2. We have to be willing to say hard things.
Part of the reason mere church invites are such an appealing evangelistic practice is because they take the difficult aspects of gospel sharing off of us and place them onto the preacher. But it is our responsibility as ambassadors of Jesus to say the hard things that need to be said as the Spirit leads. We have to be willing to call sin what it is. We have to be willing to verbally disagree with our friends' positions on issues like gay marriage and abortion. We have to be willing to tell people that they're wrong in their ideas about God and spirituality. The world is blind and lost and they need to be told so. Before they ever can see their need for a savior they will have to see their need for saving, and the Lord will often accomplish this through our gentle and loving communication of their error.
3. We have to open our lives and homes to unbelievers.
I think sometimes the American Christian mindset holds that it's only "safe" for us to allow people to enter our lives when they've been saved and cleaned up by Jesus first. Maybe we fear that the sinfulness of others will somehow contaminate us. Maybe we're grossed out by the way they sin. Or perhaps we live in a constant, man-centered dread of other people's opinions and are paranoid that if our church friends see us hanging out with sinners, they may assume we're "backsliding." Whatever it may be that causes us to hold a ten-foot pole between those outside of Christ and ourselves, it needs to die. Jesus didn't keep a "safe distance" from the unbelieving people in his life. He ate with them, talked with them, and listened to them in intimate proximity. Jesus is a friend of sinners, and we would do well to follow his lead in this.
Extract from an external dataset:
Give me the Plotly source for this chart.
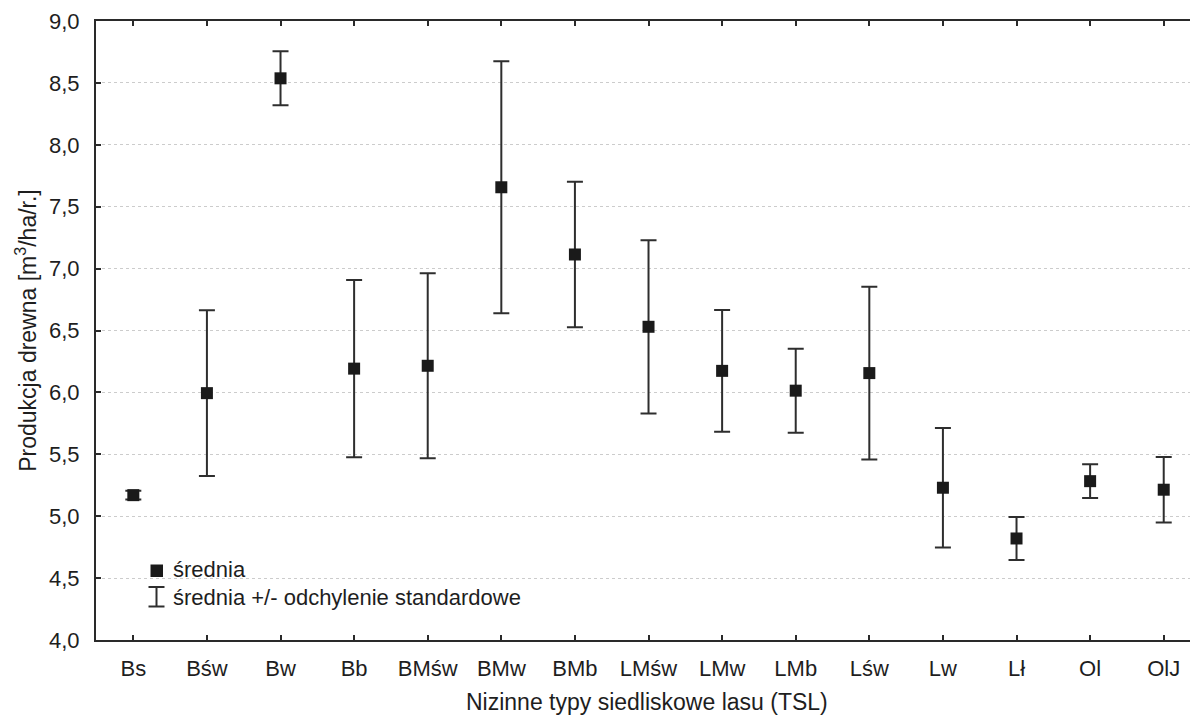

Here's a hypothetical (but probably pretty realistic) situation in which each of these things can be applied:
Let's say you're a Christian lady who has a gay coworker with whom you want develop a deeper friendship for the sake of the gospel, but you can't conceive of a way to appropriately do that in your workplace. Maybe the next step in developing your friendship is to invite your coworker and his partner over to your home for dinner with you and your husband.
If your husband finds keeping company with gay men an uncomfortable experience and resists your idea, perhaps you need to pray together that the Lord can help your husband to get over himself (I'm kidding; actually, no I'm not) and on board with the heart and mission of Jesus.
When the night of the dinner arrives, don't feel pressured to lay out a comprehensive detailing of the gospel truths and call your friend and his partner to repentance over dessert. Just pray for God to lead you. The Spirit may prod you to say something, or he may not even want you to say anything Jesus-related at all. Just relax and enjoy getting to know your company. Don't view them as projects, but as friends. Ask them about their lives — their families, their hobbies, their aspirations, their cats ... whatever. Just have a normal conversation like you would have with anyone of your "straight" friends.